# start of EXTRACTED MATERIAL

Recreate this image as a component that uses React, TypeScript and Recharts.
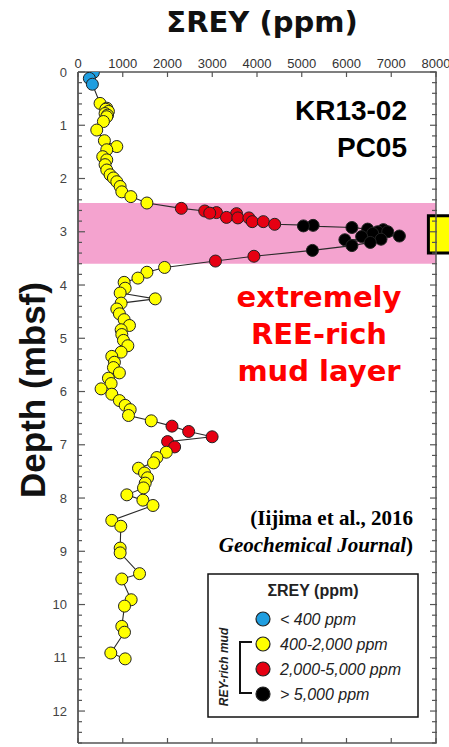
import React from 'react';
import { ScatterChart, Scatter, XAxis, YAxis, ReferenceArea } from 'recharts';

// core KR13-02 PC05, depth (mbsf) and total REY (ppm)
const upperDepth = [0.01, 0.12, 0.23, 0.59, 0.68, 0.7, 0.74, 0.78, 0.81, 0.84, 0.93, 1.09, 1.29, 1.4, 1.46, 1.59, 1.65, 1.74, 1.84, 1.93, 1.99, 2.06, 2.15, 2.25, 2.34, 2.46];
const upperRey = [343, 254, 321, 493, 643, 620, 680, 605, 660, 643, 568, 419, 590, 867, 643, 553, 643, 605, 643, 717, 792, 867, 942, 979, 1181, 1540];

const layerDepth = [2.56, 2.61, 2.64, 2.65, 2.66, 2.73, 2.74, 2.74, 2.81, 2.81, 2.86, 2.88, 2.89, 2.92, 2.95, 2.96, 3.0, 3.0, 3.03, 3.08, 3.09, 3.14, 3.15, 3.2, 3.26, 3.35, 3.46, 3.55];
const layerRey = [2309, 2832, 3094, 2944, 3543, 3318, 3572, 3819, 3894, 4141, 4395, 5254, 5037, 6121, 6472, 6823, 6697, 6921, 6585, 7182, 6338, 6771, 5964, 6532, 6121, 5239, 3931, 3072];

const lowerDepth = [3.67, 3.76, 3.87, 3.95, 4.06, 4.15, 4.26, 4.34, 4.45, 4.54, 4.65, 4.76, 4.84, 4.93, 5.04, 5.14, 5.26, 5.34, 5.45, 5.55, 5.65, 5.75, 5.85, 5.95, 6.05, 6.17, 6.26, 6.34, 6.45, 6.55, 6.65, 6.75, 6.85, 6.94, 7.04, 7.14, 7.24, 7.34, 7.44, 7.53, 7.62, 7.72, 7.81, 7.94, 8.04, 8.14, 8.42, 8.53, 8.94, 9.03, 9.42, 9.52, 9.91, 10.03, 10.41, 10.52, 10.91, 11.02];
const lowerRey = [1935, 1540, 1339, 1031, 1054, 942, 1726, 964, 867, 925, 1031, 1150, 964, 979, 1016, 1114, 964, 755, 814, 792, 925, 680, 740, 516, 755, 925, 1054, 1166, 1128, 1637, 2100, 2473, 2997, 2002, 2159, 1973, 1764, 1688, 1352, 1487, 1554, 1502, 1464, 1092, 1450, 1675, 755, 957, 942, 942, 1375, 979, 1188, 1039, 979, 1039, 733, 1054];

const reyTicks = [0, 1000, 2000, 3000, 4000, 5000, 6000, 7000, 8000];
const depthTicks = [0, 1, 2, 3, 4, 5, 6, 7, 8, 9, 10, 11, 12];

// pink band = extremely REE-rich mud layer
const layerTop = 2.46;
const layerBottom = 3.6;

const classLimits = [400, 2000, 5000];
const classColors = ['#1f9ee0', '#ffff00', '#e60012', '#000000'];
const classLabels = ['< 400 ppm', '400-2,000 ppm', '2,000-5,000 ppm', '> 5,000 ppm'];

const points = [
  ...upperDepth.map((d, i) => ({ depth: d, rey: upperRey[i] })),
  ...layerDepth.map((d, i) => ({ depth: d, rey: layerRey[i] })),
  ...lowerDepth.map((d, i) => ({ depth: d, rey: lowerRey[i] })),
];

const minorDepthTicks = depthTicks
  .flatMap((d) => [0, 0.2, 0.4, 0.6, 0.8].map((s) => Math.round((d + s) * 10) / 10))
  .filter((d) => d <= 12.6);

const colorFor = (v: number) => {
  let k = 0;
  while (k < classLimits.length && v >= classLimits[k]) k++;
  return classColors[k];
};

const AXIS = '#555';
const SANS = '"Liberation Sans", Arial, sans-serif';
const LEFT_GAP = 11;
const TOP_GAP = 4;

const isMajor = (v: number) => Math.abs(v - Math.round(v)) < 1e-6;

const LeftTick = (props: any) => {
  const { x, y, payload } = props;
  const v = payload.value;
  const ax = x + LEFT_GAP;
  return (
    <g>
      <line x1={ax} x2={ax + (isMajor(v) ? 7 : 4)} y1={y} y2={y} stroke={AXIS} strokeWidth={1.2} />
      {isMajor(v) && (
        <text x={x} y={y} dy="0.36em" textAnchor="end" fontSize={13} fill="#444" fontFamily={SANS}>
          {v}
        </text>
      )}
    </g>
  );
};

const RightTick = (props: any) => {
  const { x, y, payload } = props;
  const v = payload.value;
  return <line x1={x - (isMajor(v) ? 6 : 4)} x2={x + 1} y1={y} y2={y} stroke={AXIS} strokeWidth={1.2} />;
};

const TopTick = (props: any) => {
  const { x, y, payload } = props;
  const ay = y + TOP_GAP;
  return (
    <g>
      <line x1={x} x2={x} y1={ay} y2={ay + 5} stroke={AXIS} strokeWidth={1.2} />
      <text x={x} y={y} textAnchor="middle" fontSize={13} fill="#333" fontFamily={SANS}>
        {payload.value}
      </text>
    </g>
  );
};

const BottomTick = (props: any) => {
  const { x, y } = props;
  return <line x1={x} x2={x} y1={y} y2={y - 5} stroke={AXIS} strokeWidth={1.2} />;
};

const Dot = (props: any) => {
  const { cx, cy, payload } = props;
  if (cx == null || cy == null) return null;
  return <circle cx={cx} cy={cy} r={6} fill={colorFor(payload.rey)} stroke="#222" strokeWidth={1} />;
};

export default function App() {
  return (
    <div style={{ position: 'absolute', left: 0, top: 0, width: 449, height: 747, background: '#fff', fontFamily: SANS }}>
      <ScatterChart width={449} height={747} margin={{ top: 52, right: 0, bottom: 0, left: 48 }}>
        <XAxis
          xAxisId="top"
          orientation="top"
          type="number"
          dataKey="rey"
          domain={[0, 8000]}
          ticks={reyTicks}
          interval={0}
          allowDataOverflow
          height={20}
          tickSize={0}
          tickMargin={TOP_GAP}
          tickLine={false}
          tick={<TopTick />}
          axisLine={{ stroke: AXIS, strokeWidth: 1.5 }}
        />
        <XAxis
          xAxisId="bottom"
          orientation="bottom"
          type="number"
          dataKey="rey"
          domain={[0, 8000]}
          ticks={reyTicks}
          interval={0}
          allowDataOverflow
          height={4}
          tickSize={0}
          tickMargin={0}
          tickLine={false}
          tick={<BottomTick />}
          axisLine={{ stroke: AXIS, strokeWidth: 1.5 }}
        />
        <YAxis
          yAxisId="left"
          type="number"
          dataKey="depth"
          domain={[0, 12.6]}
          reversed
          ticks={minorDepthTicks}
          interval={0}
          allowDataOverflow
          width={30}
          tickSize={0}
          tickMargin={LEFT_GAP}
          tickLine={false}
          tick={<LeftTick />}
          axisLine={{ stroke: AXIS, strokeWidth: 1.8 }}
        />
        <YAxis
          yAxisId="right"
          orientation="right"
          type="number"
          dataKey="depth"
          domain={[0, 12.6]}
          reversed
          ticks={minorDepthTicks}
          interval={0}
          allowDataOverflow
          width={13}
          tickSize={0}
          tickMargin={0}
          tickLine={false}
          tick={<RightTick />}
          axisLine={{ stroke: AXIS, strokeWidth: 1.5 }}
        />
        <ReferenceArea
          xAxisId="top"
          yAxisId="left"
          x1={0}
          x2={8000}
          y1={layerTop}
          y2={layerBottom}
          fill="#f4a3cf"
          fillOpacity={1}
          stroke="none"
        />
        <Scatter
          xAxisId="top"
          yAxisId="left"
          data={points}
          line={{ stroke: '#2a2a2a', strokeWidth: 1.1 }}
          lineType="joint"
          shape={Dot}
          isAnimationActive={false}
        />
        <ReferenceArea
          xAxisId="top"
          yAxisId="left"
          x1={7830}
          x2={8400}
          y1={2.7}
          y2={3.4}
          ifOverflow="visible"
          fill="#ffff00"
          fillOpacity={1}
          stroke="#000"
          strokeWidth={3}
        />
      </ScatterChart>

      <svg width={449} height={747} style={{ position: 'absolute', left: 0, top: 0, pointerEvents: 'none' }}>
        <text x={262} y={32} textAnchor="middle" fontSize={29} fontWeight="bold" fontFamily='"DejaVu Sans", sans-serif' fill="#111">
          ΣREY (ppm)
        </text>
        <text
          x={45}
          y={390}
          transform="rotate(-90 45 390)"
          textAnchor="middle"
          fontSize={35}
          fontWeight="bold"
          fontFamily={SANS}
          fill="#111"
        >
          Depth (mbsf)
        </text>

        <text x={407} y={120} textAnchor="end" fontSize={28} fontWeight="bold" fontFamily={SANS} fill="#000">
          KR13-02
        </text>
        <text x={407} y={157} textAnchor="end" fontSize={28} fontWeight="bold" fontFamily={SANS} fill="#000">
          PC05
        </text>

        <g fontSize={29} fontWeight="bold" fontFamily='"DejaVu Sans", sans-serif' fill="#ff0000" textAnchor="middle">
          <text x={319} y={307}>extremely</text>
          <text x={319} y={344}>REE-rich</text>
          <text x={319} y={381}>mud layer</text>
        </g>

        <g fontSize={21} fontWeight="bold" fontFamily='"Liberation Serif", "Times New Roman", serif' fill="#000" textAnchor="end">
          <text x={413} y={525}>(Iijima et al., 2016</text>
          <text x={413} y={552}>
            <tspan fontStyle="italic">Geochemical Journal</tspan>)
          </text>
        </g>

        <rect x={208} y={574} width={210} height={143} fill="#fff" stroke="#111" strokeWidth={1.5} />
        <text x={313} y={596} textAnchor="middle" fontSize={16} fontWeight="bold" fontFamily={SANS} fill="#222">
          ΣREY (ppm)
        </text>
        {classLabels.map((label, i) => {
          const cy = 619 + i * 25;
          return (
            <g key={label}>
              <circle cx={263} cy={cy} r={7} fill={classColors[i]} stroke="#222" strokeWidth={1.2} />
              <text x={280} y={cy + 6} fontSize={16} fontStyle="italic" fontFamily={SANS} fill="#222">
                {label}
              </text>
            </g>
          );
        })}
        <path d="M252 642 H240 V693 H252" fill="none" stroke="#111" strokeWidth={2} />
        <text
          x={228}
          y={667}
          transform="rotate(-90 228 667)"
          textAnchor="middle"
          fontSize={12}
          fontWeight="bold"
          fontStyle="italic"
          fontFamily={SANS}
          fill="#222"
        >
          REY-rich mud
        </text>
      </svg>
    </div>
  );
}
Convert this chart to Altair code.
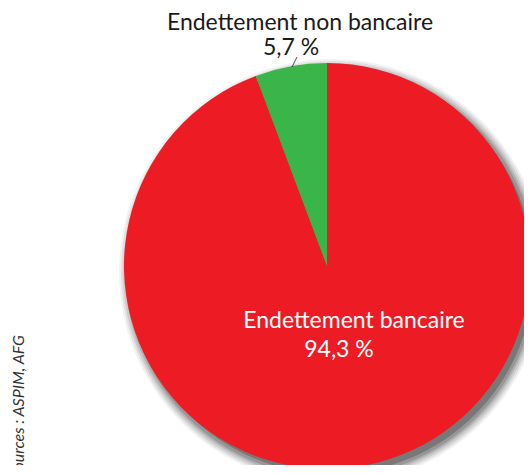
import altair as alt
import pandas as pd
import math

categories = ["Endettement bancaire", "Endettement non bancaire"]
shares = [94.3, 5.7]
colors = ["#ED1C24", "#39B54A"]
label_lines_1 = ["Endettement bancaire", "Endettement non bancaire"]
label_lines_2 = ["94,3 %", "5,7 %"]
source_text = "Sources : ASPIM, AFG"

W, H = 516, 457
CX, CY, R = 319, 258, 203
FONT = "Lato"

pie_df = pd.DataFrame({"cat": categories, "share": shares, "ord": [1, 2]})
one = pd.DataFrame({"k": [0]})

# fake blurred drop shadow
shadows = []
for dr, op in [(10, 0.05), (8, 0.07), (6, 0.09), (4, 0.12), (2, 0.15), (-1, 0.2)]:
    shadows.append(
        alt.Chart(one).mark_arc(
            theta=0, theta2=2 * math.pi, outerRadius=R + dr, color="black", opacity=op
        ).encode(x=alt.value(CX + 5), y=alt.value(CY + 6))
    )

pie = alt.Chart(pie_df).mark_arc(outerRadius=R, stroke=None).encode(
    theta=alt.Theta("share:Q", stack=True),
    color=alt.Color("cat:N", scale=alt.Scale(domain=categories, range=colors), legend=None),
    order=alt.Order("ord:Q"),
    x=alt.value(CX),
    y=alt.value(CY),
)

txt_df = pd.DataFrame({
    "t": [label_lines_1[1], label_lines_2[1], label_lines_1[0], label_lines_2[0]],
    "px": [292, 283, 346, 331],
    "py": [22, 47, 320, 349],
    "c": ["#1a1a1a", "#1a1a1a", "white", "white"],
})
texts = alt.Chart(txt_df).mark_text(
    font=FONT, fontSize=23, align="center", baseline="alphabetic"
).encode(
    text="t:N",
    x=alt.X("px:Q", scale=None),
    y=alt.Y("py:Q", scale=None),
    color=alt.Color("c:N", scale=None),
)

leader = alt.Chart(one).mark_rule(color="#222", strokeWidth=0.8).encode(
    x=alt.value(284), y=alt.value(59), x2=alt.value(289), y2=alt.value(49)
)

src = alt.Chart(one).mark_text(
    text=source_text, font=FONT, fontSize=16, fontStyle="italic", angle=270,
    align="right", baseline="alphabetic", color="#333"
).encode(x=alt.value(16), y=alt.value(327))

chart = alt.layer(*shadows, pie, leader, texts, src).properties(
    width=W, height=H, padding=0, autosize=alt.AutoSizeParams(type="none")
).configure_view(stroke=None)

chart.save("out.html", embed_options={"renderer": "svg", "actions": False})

# end of EXTRACTED MATERIAL

## CHALLENGE
Only the lines from the start of the entries above to the line containing "979, 1181, 1540];" are to be given again, exactly and with both ends included; pictures are excluded.

## OUTPUT BELOW
Recreate this image as a component that uses React, TypeScript and Recharts.
import React from 'react';
import { ScatterChart, Scatter, XAxis, YAxis, ReferenceArea } from 'recharts';

// core KR13-02 PC05, depth (mbsf) and total REY (ppm)
const upperDepth = [0.01, 0.12, 0.23, 0.59, 0.68, 0.7, 0.74, 0.78, 0.81, 0.84, 0.93, 1.09, 1.29, 1.4, 1.46, 1.59, 1.65, 1.74, 1.84, 1.93, 1.99, 2.06, 2.15, 2.25, 2.34, 2.46];
const upperRey = [343, 254, 321, 493, 643, 620, 680, 605, 660, 643, 568, 419, 590, 867, 643, 553, 643, 605, 643, 717, 792, 867, 942, 979, 1181, 1540];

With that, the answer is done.